| The Toledo Bladewww.toledoblade.com
 Study to list most polluted parts of Ottawa River
 January 19, 2001
 Residents should get a better idea in the fall about what 
                      parts of the Ottawa River are most dangerous.
 A two-year analysis of the river’s hot spots is to be released 
                      then at a hearing. No date has been set.
 
 Officials have long considered a mile-long section between 
                      the Lagrange Street and Stickney Avenue bridges as the river’s 
                      most polluted area, because of a legacy of leaky industrial 
                      landfills there.
 
 Health officials have urged people for years to avoid body 
                      contact with the water or eat fish from the river.
 
 Kurt Erichsen, environmental planning director for the Toledo 
                      Metropolitan Council of Governments, told members of the 
                      Ottawa River Action Group this week that the new report 
                      probably won’t change that view.
 
 But it will provide a detailed breakdown of the risk to 
                      human health and general ecology of the stream at specific 
                      points.
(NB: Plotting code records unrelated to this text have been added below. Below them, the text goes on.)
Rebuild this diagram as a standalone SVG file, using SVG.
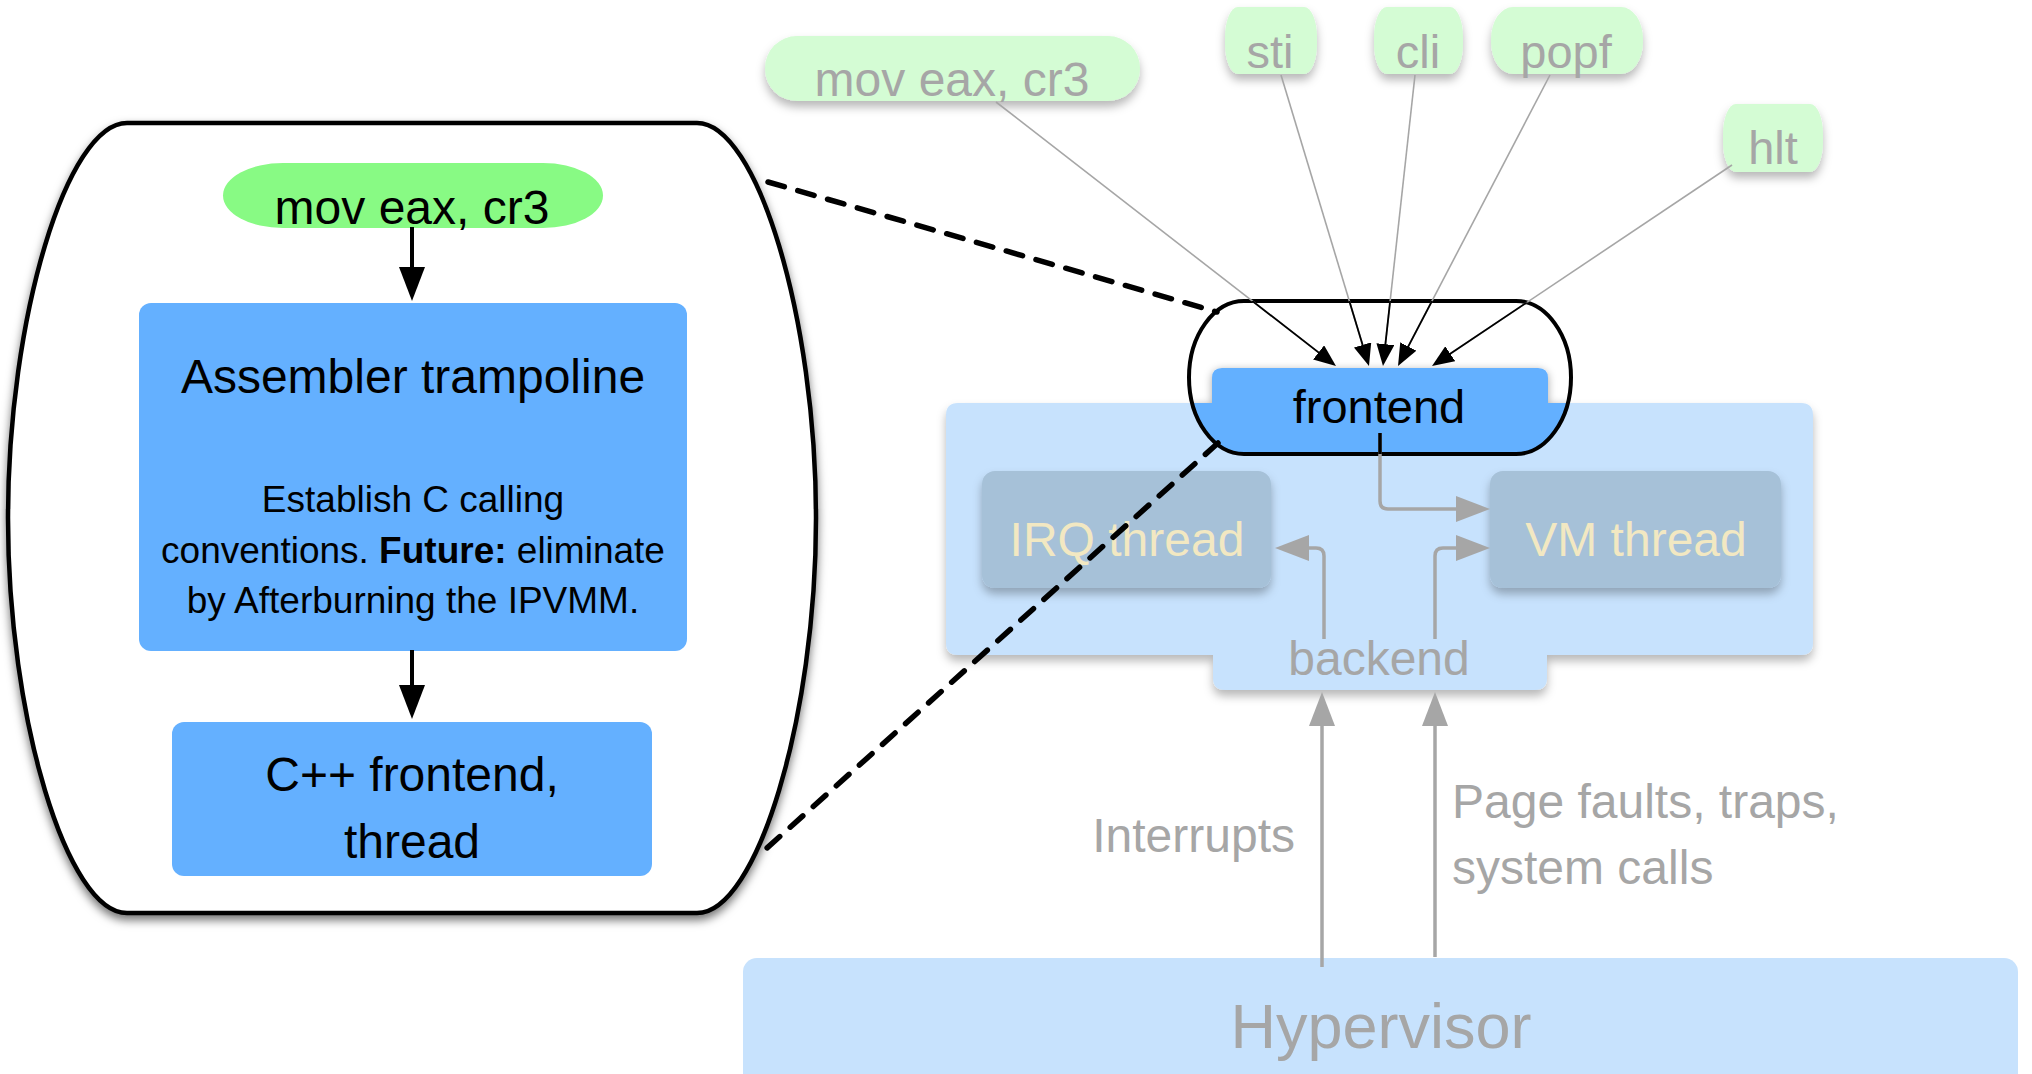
<svg xmlns="http://www.w3.org/2000/svg" width="2032" height="1074" viewBox="0 0 2032 1074">
<style>
text{font-family:"Liberation Sans",Arial,Helvetica,sans-serif}
.t48{font-size:48px}
.blk{fill:#000}
.gry{fill:#a6a6a6}
.mid{text-anchor:middle}
.blue{fill:#64b0ff}
.lblue{fill:#c7e2fd}
.pgreen{fill:#d4fcd4}
.thr{fill:#a6c1d8}
.thrt{fill:#f2e8c2}
.gline{fill:none;stroke:#a6a6a6;stroke-width:3.5}
.tline{fill:none;stroke:#a6a6a6;stroke-width:1.6}
.kline{fill:none;stroke:#000;stroke-width:1.8}
.dash{fill:none;stroke:#000;stroke-width:5.5;stroke-dasharray:17 14;stroke-linecap:round}
</style>
<defs>
<filter id="sh" x="-20%" y="-20%" width="140%" height="160%"><feDropShadow dx="0" dy="6" stdDeviation="5" flood-color="#000" flood-opacity="0.28"/></filter>
<filter id="shd" x="-10%" y="-10%" width="120%" height="125%"><feDropShadow dx="0" dy="5" stdDeviation="5" flood-color="#000" flood-opacity="0.55"/></filter>
<filter id="shs" x="-10%" y="-30%" width="120%" height="160%"><feDropShadow dx="0" dy="2" stdDeviation="4" flood-color="#000" flood-opacity="0.35"/></filter>
<clipPath id="fclip"><path d="M1244,301 H1516 C1546,301 1571,335 1571,377.5 C1571,420 1546,454 1516,454 H1244 C1214,454 1189,420 1189,377.5 C1189,335 1214,301 1244,301 Z"/></clipPath>
<marker id="abk" viewBox="0 0 34 26" refX="14" refY="13" markerWidth="34" markerHeight="26" markerUnits="userSpaceOnUse" orient="auto"><path d="M0,0 L34,13 L0,26 Z" fill="#000"/></marker>
<marker id="agr" viewBox="0 0 34 26" refX="14" refY="13" markerWidth="34" markerHeight="26" markerUnits="userSpaceOnUse" orient="auto"><path d="M0,0 L34,13 L0,26 Z" fill="#a6a6a6"/></marker>
<marker id="asm" viewBox="0 0 22 18" refX="10" refY="9" markerWidth="22" markerHeight="18" markerUnits="userSpaceOnUse" orient="auto"><path d="M0,0 L22,9 L0,18 Z" fill="#000"/></marker>
</defs>

<rect width="2032" height="1074" fill="#fff"/>

<!-- Hypervisor -->
<g id="hypervisor">
<rect x="743" y="958" width="1275" height="150" rx="14" class="lblue"/>
<text x="1381" y="1048" class="gry mid" style="font-size:63px">Hypervisor</text>
</g>

<!-- backend panel -->
<g id="backend">
<path filter="url(#sh)" class="lblue" d="M958,403 H1801 Q1813,403 1813,415 V643 Q1813,655 1801,655 H1547 V678 Q1547,690 1535,690 H1225 Q1213,690 1213,678 V655 H958 Q946,655 946,643 V415 Q946,403 958,403 Z"/>
<text x="1379" y="675" class="t48 gry mid">backend</text>
</g>
<g id="irq-thread">
<rect x="982" y="471" width="289" height="117" rx="13" class="thr" filter="url(#sh)"/>
<text x="1127" y="556" class="t48 thrt mid">IRQ thread</text>
</g>
<g id="vm-thread">
<rect x="1490" y="471" width="291" height="117" rx="13" class="thr" filter="url(#sh)"/>
<text x="1636" y="556" class="t48 thrt mid">VM thread</text>
</g>

<!-- frontend -->
<g id="frontend">
<path fill="#fff" d="M1244,301 H1516 C1546,301 1571,335 1571,377.5 C1571,420 1546,454 1516,454 H1244 C1214,454 1189,420 1189,377.5 C1189,335 1214,301 1244,301 Z"/>
<g clip-path="url(#fclip)">
<path class="blue" filter="url(#shs)" d="M1212,403 V378 Q1212,368 1222,368 H1538 Q1548,368 1548,378 V403 H1590 V470 H1170 V403 Z"/>
</g>
<text x="1379" y="423" class="blk mid" style="font-size:47px">frontend</text>
<path fill="none" stroke="#000" stroke-width="4" d="M1244,301 H1516 C1546,301 1571,335 1571,377.5 C1571,420 1546,454 1516,454 H1244 C1214,454 1189,420 1189,377.5 C1189,335 1214,301 1244,301 Z"/>
</g>

<!-- top instruction pills -->
<g id="pill-mov-top">
<rect x="765" y="36" width="375" height="65" rx="32" class="pgreen" filter="url(#sh)"/>
<text x="952" y="96" class="t48 gry mid">mov eax, cr3</text>
</g>
<g id="pill-sti">
<rect x="1225" y="7" width="92" height="67" rx="13" ry="30" class="pgreen" filter="url(#sh)"/>
<text x="1270" y="68" class="gry mid" style="font-size:47px">sti</text>
</g>
<g id="pill-cli">
<rect x="1374" y="7" width="89" height="67" rx="13" ry="30" class="pgreen" filter="url(#sh)"/>
<text x="1418" y="68" class="gry mid" style="font-size:47px">cli</text>
</g>
<g id="pill-popf">
<rect x="1491" y="7" width="152" height="67" rx="22" ry="32" class="pgreen" filter="url(#sh)"/>
<text x="1566" y="68" class="gry mid" style="font-size:47px">popf</text>
</g>
<g id="pill-hlt">
<rect x="1723" y="104" width="100" height="68" rx="13" ry="30" class="pgreen" filter="url(#sh)"/>
<text x="1773" y="164" class="gry mid" style="font-size:47px">hlt</text>
</g>

<!-- left detail container -->
<g id="detail">
<path filter="url(#shd)" fill="#fff" stroke="#000" stroke-width="4.5" d="M127,123 H697 C757,123 816,318 816,518 C816,718 757,913 697,913 H127 C67,913 8,718 8,518 C8,318 67,123 127,123 Z"/>
</g>
<g id="pill-mov">
<rect x="223" y="163" width="380" height="65" rx="60" ry="32.5" fill="#88fa84"/>
<text x="412" y="224" class="t48 blk mid">mov eax, cr3</text>
</g>
<g id="asm-trampoline">
<rect x="139" y="303" width="548" height="348" rx="12" class="blue"/>
<text x="413" y="393" class="t48 blk mid">Assembler trampoline</text>
<text class="blk mid" style="font-size:37px"><tspan x="413" y="512">Establish C calling</tspan><tspan x="413" y="563">conventions. <tspan font-weight="bold">Future:</tspan> eliminate</tspan><tspan x="413" y="613">by Afterburning the IPVMM.</tspan></text>
</g>
<g id="cpp-frontend">
<rect x="172" y="722" width="480" height="154" rx="12" class="blue"/>
<text class="t48 blk mid"><tspan x="412" y="791">C++ frontend,</tspan><tspan x="412" y="858">thread</tspan></text>
</g>

<!-- labels -->
<g id="labels">
<text x="1295" y="852" class="t48 gry" text-anchor="end">Interrupts</text>
<text class="t48 gry"><tspan x="1452" y="818">Page faults, traps,</tspan><tspan x="1452" y="884">system calls</tspan></text>
</g>

<!-- connectors -->
<g id="connectors">
<path class="kline" stroke-width="4" style="stroke-width:4" d="M412,227 V281" marker-end="url(#abk)"/>
<path class="kline" style="stroke-width:4" d="M412,650 V699" marker-end="url(#abk)"/>

<path class="tline" d="M996,102 L1326.5,358.6"/>
<path class="tline" d="M1281,75 L1365.5,354.5"/>
<path class="tline" d="M1415,75 L1384.3,354.1"/>
<path class="tline" d="M1550,75 L1403.6,355.4"/>
<path class="tline" d="M1732,165 L1442,359.3"/>
<g clip-path="url(#fclip)">
<path class="kline" d="M996,102 L1326.5,358.6"/>
<path class="kline" d="M1281,75 L1365.5,354.5"/>
<path class="kline" d="M1415,75 L1384.3,354.1"/>
<path class="kline" d="M1550,75 L1403.6,355.4"/>
<path class="kline" d="M1732,165 L1442,359.3"/>
</g>
<path fill="none" stroke="none" d="M996,102 L1326.5,358.6" marker-end="url(#asm)"/>
<path fill="none" stroke="none" d="M1281,75 L1365.5,354.5" marker-end="url(#asm)"/>
<path fill="none" stroke="none" d="M1415,75 L1384.3,354.1" marker-end="url(#asm)"/>
<path fill="none" stroke="none" d="M1550,75 L1403.6,355.4" marker-end="url(#asm)"/>
<path fill="none" stroke="none" d="M1732,165 L1442,359.3" marker-end="url(#asm)"/>

<path class="gline" d="M1380,433 V501 Q1380,509 1388,509 H1470" marker-end="url(#agr)"/>
<path fill="none" stroke="#000" stroke-width="3.5" clip-path="url(#fclip)" d="M1380,433 V470"/>
<path class="gline" d="M1324,639 V556 Q1324,548 1316,548 H1295" marker-end="url(#agr)"/>
<path class="gline" d="M1435,639 V556 Q1435,548 1443,548 H1470" marker-end="url(#agr)"/>
<path class="gline" d="M1322,967 V712" marker-end="url(#agr)"/>
<path class="gline" d="M1435,957 V712" marker-end="url(#agr)"/>

<path class="dash" d="M768,182 L1217,312"/>
<path class="dash" d="M1218,443 L757,857"/>
</g>
</svg>
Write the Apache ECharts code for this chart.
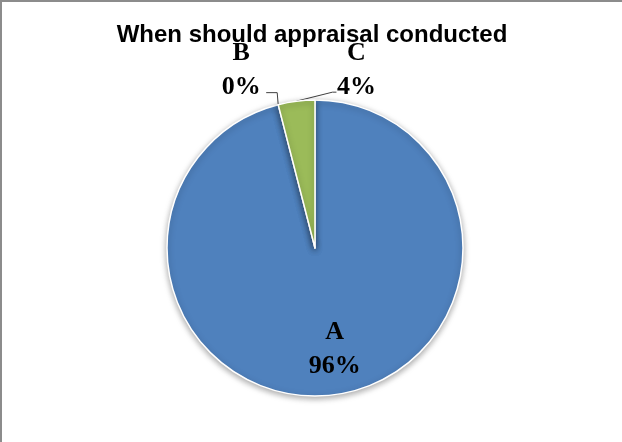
<!DOCTYPE html>
<html><head><meta charset="utf-8">
<script src="https://cdn.jsdelivr.net/npm/echarts@6/dist/echarts.min.js"></script>
<style>
html,body{margin:0;padding:0;background:#fff;}
#c{width:620px;height:440px;border-top:2px solid #8c8c8c;border-left:2px solid #8c8c8c;}
</style></head>
<body><div id="c"></div>
<script>
const titleText = 'When should appraisal conducted';
const categories = ['A', 'B', 'C'];
const values = [96, 0, 4];
const colors = ['#4F81BD', '#C0504D', '#9BBB59'];

const chart = echarts.init(document.getElementById('c'));
const labelFont = { fontFamily: 'Liberation Serif', fontWeight: 'bold', fontSize: 26, color: '#000', lineHeight: 34 };

chart.setOption({
  animation: false,
  title: {
    text: titleText, left: 'center', top: 16,
    textStyle: { fontFamily: 'Liberation Sans', fontWeight: 'bold', fontSize: 24, color: '#000' }
  },
  series: [{
    type: 'pie',
    center: [313, 246],
    radius: 148,
    startAngle: 90,
    clockwise: true,
    avoidLabelOverlap: false,
    data: categories.map((c, i) => ({
      name: c, value: values[i],
      itemStyle: { color: colors[i] },
      label: { position: i === 0 ? 'inside' : 'outside' },
      labelLine: { show: i !== 0 }
    })),
    itemStyle: { borderColor: '#fff', borderWidth: 1.5, shadowBlur: 6, shadowColor: 'rgba(0,0,0,0.35)', shadowOffsetY: 2 },
    label: Object.assign({ formatter: '{b}\n{d}%' }, labelFont),
    labelLine: { lineStyle: { color: '#404040', width: 1 }, length: 10, length2: 10 },
    labelLayout: function (p) {
      if (p.dataIndex === 0) return { dx: 10, dy: 25 };
      const pts = p.labelLinePoints;
      if (!pts) return {};
      const x0 = pts[0][0], y0 = pts[0][1];
      if (p.dataIndex === 1) {
        return {
          x: x0 - 37, y: y0 - 34, align: 'center', verticalAlign: 'middle',
          labelLinePoints: [[x0, y0], [x0 - 1, y0 - 12], [x0 - 12, y0 - 12]]
        };
      }
      return {
        x: x0 + 60, y: y0 - 31, align: 'center', verticalAlign: 'middle',
        labelLinePoints: [[x0, y0], [x0 + 36, y0 - 9], [x0 + 40, y0 - 9]]
      };
    }
  }]
});
</script></body></html>
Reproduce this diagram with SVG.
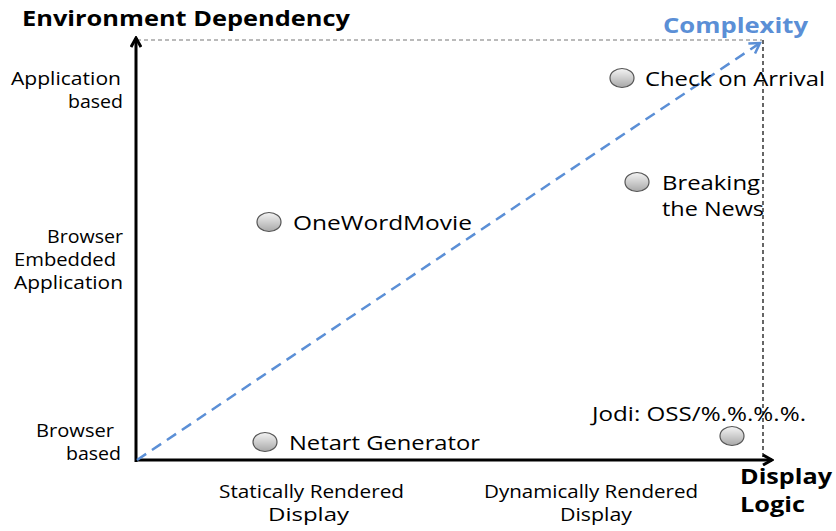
<svg xmlns="http://www.w3.org/2000/svg" width="836" height="531" viewBox="0 0 836 531">
<defs>
<linearGradient id="g" x1="0" y1="0" x2="0" y2="1">
<stop offset="0" stop-color="#f4f4f4"/>
<stop offset="1" stop-color="#a8a8a8"/>
</linearGradient>
<marker id="ah" markerWidth="12" markerHeight="12" refX="10" refY="6" orient="auto" markerUnits="userSpaceOnUse">
<path d="M1,1 L10,6 L1,11" fill="none" stroke="#000" stroke-width="3"/>
</marker>
<marker id="bh" markerWidth="14" markerHeight="14" refX="11" refY="7" orient="auto" markerUnits="userSpaceOnUse">
<path d="M1,1 L11,7 L1,13" fill="none" stroke="#5b8fd6" stroke-width="2.5"/>
</marker>
</defs>
<style>
text{font-family:"Open Sans","Noto Sans","DejaVu Sans",sans-serif;fill:#000}
.l{font-size:18px}
.n{font-size:20px}
.b{font-size:22px;font-weight:bold}
.dot{fill:url(#g);stroke:#555;stroke-width:1.2}
</style>
<g id="connectors">
<line x1="137" y1="40" x2="762" y2="40" stroke="#777" stroke-width="1.2" stroke-dasharray="4,3"/>
<line x1="763" y1="40" x2="763" y2="460" stroke="#000" stroke-width="1.2" stroke-dasharray="4,3"/>
<line x1="136" y1="462" x2="136" y2="38" stroke="#000" stroke-width="3" marker-end="url(#ah)"/>
<line x1="135" y1="460" x2="772" y2="460" stroke="#000" stroke-width="3" marker-end="url(#ah)"/>
<line x1="137" y1="460" x2="760" y2="43" stroke="#5b8fd6" stroke-width="2.5" stroke-dasharray="11,7" marker-end="url(#bh)"/>
</g>
<g id="axis-labels">
<text class="b" x="22" y="26" textLength="328" lengthAdjust="spacingAndGlyphs">Environment Dependency</text>
<text class="b" x="663" y="33" textLength="145" lengthAdjust="spacingAndGlyphs" style="fill:#5b8fd6">Complexity</text>
<text class="b" x="740" y="484" textLength="92" lengthAdjust="spacingAndGlyphs">Display</text>
<text class="b" x="740" y="512" textLength="65" lengthAdjust="spacingAndGlyphs">Logic</text>
<text class="l" x="11" y="85" textLength="110" lengthAdjust="spacingAndGlyphs">Application</text>
<text class="l" x="68" y="108" textLength="55" lengthAdjust="spacingAndGlyphs">based</text>
<text class="l" x="47" y="243" textLength="76" lengthAdjust="spacingAndGlyphs">Browser</text>
<text class="l" x="14" y="266" textLength="102" lengthAdjust="spacingAndGlyphs">Embedded</text>
<text class="l" x="14" y="289" textLength="109" lengthAdjust="spacingAndGlyphs">Application</text>
<text class="l" x="36" y="437" textLength="78" lengthAdjust="spacingAndGlyphs">Browser</text>
<text class="l" x="66" y="460" textLength="55" lengthAdjust="spacingAndGlyphs">based</text>
<text class="l" x="219" y="498" textLength="185" lengthAdjust="spacingAndGlyphs">Statically Rendered</text>
<text class="l" x="268" y="521" textLength="81" lengthAdjust="spacingAndGlyphs">Display</text>
<text class="l" x="484" y="498" textLength="214" lengthAdjust="spacingAndGlyphs">Dynamically Rendered</text>
<text class="l" x="560" y="521" textLength="72" lengthAdjust="spacingAndGlyphs">Display</text>
</g>
<g id="check-on-arrival">
<ellipse class="dot" cx="622" cy="78" rx="12" ry="9.5"/>
<text class="n" x="645" y="86" textLength="180" lengthAdjust="spacingAndGlyphs">Check on Arrival</text>
</g>
<g id="breaking-the-news">
<ellipse class="dot" cx="637" cy="182" rx="12" ry="9.5"/>
<text class="n" x="662" y="190" textLength="98" lengthAdjust="spacingAndGlyphs">Breaking</text>
<text class="n" x="662" y="216" textLength="102" lengthAdjust="spacingAndGlyphs">the News</text>
</g>
<g id="onewordmovie">
<ellipse class="dot" cx="269" cy="222" rx="12" ry="9.5"/>
<text class="n" x="293" y="230" textLength="179" lengthAdjust="spacingAndGlyphs">OneWordMovie</text>
</g>
<g id="netart-generator">
<ellipse class="dot" cx="265" cy="442" rx="12" ry="9.5"/>
<text class="n" x="289" y="450" textLength="191" lengthAdjust="spacingAndGlyphs">Netart Generator</text>
</g>
<g id="jodi">
<ellipse class="dot" cx="732" cy="436" rx="12" ry="9.5"/>
<text class="n" x="592" y="421" textLength="214" lengthAdjust="spacingAndGlyphs">Jodi: OSS/%.%.%.%.</text>
</g>
</svg>
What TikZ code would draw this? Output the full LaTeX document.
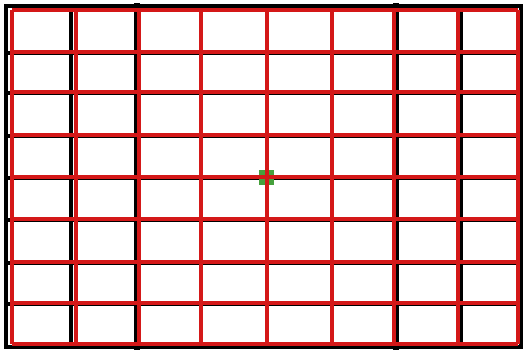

Past studies have made statements about chemical 
                      waste that has escaped from the landfills, with probing 
                      too deep into the sediment, he said.
 
 The new report will analyze hundreds of sediment samples 
                      taken by the Ohio Environmental Protection Agency in the 
                      late 1990s. An Ann Arbor, Mich., consultant, Limno-Tech, 
                      Inc., has been hired to coordinate the overall risk assessment 
                      of the pollution, Mr. Erichsen said.
 
 Mr. Erichsen told the advisory group it is like cleaning 
                      up milk that has spilled in a kitchen. "We’ve been 
                      working on cleaning up the counter top [by focusing on waterfront 
                      landfills] the past 10 years. Now we have to clean up the 
                      floor," he said.
 
 Also at the action group meeting, Howard Pinkley, a longtime 
                      Point Place businessman and boater who serves on the advisory 
                      group, announced that a special account is being established 
                      to accept private donations for the proposed dredging project 
                      near the river’s mouth.
 
 By late January residents will be able to send donations 
                      to a Point Place bank branch that has agreed to set up the 
                      fund. The advisory group has made arrangements to refund 
                      all money donated, plus interest, if the project never materializes, 
                      Mr. Pinkley said.
 
 More details will be announced later, he said.